[Entries with chart source code]
────────

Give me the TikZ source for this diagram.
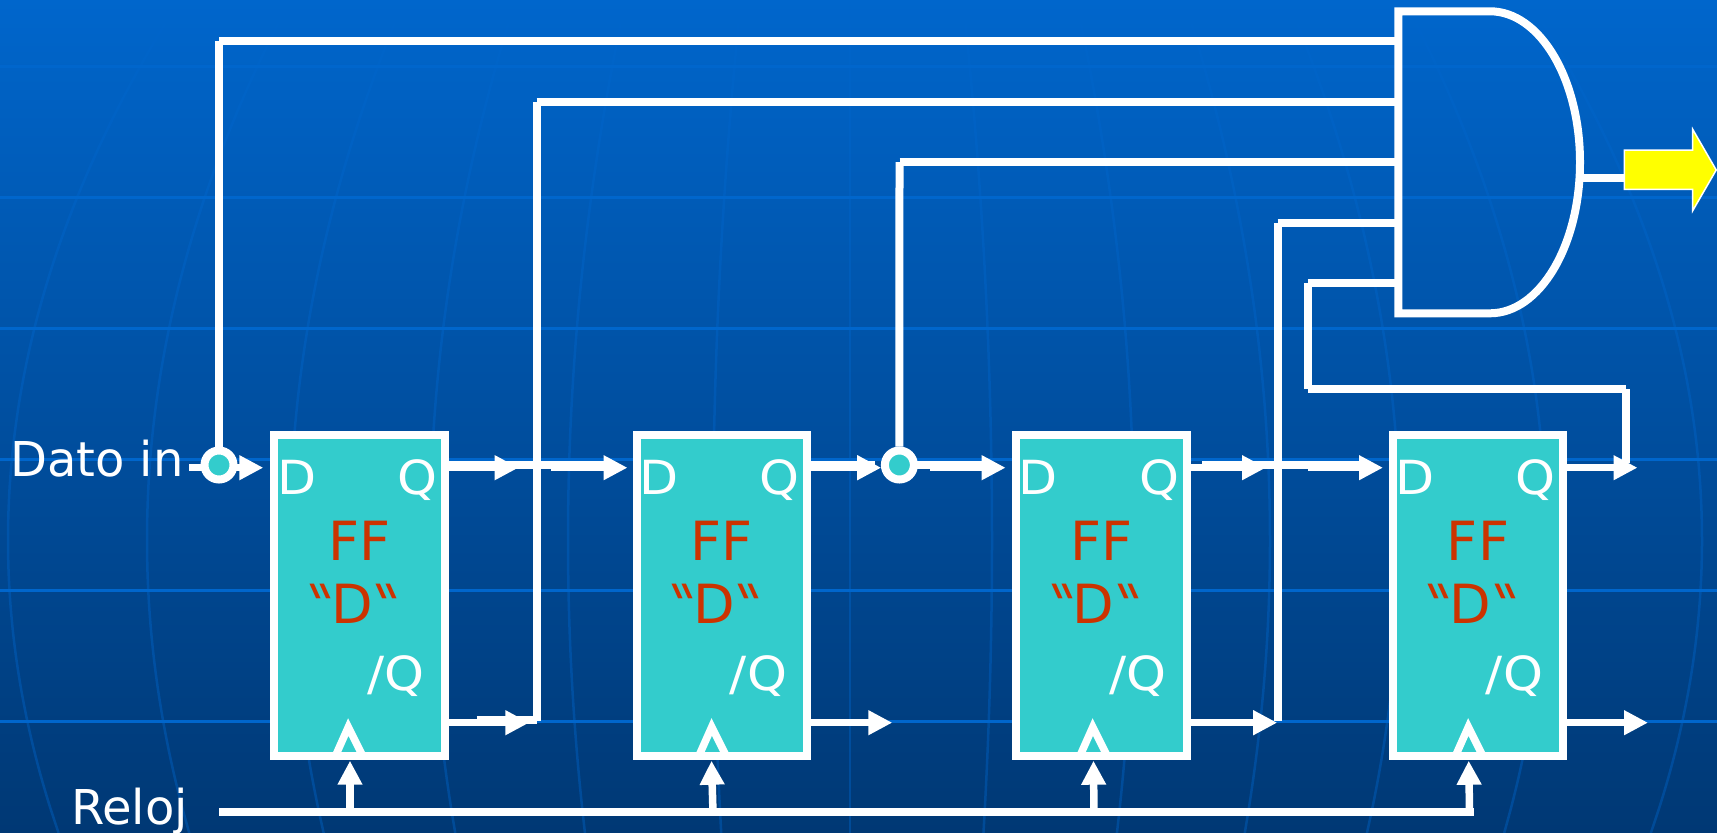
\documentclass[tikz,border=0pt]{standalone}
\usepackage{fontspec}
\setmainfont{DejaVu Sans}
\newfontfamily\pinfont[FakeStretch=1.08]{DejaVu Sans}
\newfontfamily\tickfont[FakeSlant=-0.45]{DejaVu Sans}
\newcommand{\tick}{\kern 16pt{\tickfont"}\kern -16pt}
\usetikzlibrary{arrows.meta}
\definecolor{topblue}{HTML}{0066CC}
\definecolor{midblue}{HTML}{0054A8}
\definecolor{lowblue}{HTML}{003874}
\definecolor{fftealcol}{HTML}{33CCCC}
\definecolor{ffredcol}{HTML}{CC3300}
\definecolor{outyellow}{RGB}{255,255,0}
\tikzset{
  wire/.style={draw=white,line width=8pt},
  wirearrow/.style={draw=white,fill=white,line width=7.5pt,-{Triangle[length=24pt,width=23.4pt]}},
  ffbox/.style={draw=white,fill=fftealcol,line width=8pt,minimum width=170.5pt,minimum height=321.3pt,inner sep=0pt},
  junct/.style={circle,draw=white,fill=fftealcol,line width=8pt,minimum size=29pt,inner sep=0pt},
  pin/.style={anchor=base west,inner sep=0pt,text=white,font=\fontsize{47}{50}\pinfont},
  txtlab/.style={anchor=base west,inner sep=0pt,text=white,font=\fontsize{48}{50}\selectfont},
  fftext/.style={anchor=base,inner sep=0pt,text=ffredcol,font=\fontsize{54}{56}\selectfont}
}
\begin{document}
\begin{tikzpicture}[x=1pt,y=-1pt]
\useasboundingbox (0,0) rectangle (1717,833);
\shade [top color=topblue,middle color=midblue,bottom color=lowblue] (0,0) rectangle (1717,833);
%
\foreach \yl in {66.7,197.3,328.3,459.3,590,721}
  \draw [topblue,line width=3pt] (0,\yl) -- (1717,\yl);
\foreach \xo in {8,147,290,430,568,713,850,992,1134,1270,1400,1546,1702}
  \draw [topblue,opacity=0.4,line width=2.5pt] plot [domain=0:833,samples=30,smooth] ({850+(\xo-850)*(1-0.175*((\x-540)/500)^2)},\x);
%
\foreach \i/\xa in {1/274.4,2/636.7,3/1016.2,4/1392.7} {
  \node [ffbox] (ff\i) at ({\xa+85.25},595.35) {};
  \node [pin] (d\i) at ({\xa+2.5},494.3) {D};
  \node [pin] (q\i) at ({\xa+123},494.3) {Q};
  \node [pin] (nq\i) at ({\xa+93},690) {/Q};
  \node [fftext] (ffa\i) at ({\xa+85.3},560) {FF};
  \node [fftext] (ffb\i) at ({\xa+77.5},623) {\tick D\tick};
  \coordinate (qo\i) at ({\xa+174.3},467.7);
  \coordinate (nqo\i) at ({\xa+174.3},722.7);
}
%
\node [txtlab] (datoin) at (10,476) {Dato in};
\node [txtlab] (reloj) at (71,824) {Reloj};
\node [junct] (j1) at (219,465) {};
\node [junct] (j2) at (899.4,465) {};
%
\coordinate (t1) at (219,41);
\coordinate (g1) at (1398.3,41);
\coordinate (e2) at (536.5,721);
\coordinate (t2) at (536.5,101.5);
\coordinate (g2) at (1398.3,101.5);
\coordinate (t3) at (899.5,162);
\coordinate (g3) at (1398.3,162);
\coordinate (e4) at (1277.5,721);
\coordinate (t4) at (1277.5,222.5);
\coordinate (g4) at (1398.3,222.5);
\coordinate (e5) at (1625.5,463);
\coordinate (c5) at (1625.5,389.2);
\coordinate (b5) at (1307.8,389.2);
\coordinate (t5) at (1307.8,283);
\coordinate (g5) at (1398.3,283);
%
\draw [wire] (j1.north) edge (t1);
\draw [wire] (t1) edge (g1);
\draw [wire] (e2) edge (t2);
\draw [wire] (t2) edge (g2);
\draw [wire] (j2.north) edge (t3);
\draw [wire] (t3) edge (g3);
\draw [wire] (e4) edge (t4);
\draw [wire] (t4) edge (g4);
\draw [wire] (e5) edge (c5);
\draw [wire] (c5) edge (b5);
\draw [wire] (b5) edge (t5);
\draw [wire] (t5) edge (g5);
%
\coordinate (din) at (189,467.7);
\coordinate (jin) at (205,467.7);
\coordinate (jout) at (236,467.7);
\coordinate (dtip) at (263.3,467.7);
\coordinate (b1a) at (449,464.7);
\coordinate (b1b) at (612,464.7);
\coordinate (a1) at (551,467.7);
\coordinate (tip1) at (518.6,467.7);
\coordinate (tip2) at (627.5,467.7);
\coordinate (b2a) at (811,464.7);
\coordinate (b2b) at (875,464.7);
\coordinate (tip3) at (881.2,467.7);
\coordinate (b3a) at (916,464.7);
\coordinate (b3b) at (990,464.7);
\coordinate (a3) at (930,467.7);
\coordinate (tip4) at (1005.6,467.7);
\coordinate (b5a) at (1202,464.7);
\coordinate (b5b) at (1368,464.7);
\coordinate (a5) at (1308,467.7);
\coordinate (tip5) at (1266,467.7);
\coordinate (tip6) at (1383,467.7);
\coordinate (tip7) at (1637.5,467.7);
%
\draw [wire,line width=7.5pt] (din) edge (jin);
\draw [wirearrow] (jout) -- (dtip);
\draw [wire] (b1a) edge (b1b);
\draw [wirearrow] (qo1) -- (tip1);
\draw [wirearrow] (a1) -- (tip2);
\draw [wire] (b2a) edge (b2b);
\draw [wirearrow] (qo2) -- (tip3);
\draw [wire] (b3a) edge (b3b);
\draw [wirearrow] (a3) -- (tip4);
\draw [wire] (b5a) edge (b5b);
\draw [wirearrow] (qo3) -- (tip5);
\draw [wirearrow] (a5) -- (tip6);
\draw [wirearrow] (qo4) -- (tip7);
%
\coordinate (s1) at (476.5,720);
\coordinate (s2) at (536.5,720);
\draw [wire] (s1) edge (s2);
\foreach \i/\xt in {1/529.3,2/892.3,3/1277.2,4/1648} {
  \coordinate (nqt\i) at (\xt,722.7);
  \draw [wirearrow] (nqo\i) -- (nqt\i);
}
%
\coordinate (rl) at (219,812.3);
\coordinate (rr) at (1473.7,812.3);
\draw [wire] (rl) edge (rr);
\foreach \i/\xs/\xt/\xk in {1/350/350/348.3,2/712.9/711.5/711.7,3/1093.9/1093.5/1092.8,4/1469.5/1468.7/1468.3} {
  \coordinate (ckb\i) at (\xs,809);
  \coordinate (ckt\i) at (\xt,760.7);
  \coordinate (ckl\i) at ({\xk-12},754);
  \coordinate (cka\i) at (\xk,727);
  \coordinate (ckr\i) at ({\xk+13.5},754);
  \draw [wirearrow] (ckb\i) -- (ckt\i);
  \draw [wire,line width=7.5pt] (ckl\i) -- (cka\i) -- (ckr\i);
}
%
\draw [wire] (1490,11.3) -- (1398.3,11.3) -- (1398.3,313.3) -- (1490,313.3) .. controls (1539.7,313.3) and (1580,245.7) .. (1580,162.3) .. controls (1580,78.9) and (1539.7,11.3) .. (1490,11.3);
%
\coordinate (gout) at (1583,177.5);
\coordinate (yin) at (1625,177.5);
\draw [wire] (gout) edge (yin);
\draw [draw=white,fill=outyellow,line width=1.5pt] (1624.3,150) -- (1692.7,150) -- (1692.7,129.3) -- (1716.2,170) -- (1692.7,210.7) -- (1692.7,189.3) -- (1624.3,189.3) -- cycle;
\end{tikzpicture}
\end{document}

────────

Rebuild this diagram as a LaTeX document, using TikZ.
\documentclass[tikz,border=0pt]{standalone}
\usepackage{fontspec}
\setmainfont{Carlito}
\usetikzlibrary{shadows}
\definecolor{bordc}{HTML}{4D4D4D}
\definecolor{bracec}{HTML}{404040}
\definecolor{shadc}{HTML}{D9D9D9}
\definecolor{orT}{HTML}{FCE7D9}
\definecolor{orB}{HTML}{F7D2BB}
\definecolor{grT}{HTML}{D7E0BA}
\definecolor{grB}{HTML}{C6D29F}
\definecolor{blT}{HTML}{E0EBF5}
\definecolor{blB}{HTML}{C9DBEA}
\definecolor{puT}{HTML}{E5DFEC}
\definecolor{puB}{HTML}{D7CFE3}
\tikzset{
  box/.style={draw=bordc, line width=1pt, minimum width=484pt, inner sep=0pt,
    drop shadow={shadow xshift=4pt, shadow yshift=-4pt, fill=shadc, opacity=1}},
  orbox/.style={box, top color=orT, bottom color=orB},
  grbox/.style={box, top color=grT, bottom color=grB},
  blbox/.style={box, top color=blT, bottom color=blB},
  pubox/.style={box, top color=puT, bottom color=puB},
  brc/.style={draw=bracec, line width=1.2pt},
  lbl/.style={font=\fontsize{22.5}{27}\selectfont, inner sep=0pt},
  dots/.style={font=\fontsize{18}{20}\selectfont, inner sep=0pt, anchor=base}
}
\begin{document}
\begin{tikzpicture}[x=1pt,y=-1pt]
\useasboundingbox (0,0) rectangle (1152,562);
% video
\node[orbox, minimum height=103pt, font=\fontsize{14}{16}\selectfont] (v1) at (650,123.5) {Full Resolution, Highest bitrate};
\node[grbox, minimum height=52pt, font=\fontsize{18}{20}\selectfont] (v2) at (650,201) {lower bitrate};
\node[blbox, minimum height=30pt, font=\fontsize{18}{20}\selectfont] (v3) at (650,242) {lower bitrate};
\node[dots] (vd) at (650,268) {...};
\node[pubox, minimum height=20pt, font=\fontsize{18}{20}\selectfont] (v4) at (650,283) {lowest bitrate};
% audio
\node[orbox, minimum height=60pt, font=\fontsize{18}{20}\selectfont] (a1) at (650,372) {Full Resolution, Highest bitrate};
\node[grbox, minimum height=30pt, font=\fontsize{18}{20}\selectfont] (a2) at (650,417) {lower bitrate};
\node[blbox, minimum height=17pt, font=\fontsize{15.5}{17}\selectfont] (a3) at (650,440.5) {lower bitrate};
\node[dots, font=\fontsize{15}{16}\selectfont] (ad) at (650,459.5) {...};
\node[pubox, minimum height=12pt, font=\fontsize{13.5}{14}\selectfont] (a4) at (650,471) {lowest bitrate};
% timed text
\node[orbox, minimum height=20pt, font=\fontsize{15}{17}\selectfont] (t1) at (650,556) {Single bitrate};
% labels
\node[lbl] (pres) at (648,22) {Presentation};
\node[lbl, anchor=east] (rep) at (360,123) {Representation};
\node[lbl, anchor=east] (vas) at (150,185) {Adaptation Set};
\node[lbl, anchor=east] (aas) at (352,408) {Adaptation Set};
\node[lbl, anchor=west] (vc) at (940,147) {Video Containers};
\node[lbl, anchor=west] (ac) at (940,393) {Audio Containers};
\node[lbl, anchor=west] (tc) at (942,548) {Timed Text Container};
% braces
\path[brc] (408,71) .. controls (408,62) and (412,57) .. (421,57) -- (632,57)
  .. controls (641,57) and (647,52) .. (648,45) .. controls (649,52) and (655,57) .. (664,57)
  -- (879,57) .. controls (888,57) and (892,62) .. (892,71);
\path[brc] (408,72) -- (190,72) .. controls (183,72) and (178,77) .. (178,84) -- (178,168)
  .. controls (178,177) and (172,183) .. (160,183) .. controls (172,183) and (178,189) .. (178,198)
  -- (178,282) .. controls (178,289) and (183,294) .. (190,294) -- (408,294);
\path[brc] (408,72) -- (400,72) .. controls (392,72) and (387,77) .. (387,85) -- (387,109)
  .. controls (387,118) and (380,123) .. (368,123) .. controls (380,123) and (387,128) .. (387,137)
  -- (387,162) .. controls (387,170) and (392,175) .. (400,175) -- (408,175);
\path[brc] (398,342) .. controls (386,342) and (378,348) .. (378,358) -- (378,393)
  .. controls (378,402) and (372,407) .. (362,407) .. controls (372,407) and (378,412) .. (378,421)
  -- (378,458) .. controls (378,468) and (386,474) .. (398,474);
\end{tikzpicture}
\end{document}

────────

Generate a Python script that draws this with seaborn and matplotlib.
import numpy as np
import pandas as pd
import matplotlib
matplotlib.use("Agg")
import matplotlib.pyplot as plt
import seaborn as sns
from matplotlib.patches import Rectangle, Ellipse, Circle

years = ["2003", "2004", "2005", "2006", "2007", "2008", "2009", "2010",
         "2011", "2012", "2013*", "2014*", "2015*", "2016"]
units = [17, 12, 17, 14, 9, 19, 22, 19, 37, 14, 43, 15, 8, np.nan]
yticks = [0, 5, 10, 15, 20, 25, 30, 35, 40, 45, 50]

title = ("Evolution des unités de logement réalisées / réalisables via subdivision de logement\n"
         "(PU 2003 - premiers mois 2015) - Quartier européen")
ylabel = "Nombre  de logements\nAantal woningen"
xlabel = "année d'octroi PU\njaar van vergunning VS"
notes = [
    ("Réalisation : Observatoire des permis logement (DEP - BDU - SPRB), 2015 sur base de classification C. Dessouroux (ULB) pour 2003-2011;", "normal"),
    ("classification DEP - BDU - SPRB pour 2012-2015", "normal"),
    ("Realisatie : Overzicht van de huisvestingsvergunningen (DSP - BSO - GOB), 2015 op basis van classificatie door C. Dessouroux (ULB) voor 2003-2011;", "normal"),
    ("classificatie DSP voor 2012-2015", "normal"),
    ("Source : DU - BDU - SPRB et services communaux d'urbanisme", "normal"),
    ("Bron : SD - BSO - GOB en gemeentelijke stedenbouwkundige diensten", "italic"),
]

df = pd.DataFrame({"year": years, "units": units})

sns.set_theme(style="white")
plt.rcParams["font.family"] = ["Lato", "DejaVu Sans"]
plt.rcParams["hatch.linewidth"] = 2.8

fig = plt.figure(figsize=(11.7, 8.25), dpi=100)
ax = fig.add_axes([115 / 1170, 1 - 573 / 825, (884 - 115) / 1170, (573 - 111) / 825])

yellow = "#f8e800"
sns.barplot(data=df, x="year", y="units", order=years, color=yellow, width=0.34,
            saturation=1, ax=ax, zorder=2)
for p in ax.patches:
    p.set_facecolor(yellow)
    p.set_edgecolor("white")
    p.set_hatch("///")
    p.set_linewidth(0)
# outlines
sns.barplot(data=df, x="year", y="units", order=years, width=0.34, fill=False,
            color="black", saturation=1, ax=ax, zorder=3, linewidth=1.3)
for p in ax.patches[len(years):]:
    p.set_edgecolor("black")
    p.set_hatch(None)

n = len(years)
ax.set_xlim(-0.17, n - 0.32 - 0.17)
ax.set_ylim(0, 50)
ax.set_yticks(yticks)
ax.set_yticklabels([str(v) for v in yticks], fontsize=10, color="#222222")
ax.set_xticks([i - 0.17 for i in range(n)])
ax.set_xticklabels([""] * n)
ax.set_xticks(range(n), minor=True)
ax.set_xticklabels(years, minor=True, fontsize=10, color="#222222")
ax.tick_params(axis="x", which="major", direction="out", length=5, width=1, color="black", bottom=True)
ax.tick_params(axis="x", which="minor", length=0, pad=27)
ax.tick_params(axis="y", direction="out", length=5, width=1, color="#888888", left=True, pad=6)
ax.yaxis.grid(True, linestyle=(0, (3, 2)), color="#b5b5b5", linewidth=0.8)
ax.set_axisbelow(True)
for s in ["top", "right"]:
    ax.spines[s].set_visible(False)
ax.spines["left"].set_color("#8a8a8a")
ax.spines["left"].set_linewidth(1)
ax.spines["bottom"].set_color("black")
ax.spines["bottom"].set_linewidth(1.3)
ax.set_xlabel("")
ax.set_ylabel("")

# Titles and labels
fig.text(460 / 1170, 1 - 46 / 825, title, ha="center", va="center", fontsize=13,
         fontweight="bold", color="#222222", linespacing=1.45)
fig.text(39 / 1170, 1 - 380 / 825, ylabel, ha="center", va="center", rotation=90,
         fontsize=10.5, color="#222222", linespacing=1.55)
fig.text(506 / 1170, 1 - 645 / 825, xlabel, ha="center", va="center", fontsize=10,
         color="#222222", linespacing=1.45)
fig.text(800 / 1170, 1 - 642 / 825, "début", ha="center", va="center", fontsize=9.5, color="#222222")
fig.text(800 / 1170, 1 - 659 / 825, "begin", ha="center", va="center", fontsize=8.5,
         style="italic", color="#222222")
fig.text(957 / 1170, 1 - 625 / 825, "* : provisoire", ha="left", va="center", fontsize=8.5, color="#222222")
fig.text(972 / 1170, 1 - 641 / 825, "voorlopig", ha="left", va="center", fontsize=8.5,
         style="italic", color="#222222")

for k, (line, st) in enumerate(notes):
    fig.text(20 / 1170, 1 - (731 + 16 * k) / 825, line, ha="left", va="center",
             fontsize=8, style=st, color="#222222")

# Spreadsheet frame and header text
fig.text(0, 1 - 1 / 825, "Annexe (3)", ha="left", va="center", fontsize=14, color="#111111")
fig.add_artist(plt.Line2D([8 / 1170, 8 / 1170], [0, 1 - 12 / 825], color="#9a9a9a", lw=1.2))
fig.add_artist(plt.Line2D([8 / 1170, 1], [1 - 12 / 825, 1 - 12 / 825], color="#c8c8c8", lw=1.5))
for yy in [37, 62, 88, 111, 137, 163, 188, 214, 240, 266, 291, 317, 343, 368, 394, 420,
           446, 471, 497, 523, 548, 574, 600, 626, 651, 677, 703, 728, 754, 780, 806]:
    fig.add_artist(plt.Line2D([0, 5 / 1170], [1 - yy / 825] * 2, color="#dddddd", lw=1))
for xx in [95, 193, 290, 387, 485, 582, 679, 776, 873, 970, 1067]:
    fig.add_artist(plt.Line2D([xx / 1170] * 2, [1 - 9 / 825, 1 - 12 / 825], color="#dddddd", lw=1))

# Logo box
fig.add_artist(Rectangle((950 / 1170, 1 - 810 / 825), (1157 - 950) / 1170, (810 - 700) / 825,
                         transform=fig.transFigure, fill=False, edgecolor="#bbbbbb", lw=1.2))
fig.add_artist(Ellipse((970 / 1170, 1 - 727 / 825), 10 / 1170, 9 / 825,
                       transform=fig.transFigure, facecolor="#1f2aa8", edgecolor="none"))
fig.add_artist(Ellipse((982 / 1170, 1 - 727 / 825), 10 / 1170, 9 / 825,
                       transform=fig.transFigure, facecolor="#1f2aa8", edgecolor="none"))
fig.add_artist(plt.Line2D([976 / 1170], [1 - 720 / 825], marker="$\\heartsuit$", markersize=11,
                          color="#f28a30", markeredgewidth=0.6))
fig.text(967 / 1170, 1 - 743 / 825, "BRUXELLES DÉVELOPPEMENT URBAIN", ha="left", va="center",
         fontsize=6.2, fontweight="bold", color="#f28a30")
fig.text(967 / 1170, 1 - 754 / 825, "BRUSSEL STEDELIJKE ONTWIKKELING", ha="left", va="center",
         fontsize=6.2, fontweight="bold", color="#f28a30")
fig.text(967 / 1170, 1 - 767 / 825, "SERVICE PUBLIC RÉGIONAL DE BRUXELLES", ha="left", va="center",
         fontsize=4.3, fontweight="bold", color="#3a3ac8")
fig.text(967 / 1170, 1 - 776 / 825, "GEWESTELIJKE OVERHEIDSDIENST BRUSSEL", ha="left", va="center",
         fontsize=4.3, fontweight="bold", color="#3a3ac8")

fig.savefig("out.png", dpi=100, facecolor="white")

────────

▸ OBJECTIVE: Exactly the lines above from the one with "Generate a Python" to the one with "40, 45, 50]", both included, are to be quoted; leave the rest out.

▸ REPLY:
Generate a Python script that draws this with seaborn and matplotlib.
import numpy as np
import pandas as pd
import matplotlib
matplotlib.use("Agg")
import matplotlib.pyplot as plt
import seaborn as sns
from matplotlib.patches import Rectangle, Ellipse, Circle

years = ["2003", "2004", "2005", "2006", "2007", "2008", "2009", "2010",
         "2011", "2012", "2013*", "2014*", "2015*", "2016"]
units = [17, 12, 17, 14, 9, 19, 22, 19, 37, 14, 43, 15, 8, np.nan]
yticks = [0, 5, 10, 15, 20, 25, 30, 35, 40, 45, 50]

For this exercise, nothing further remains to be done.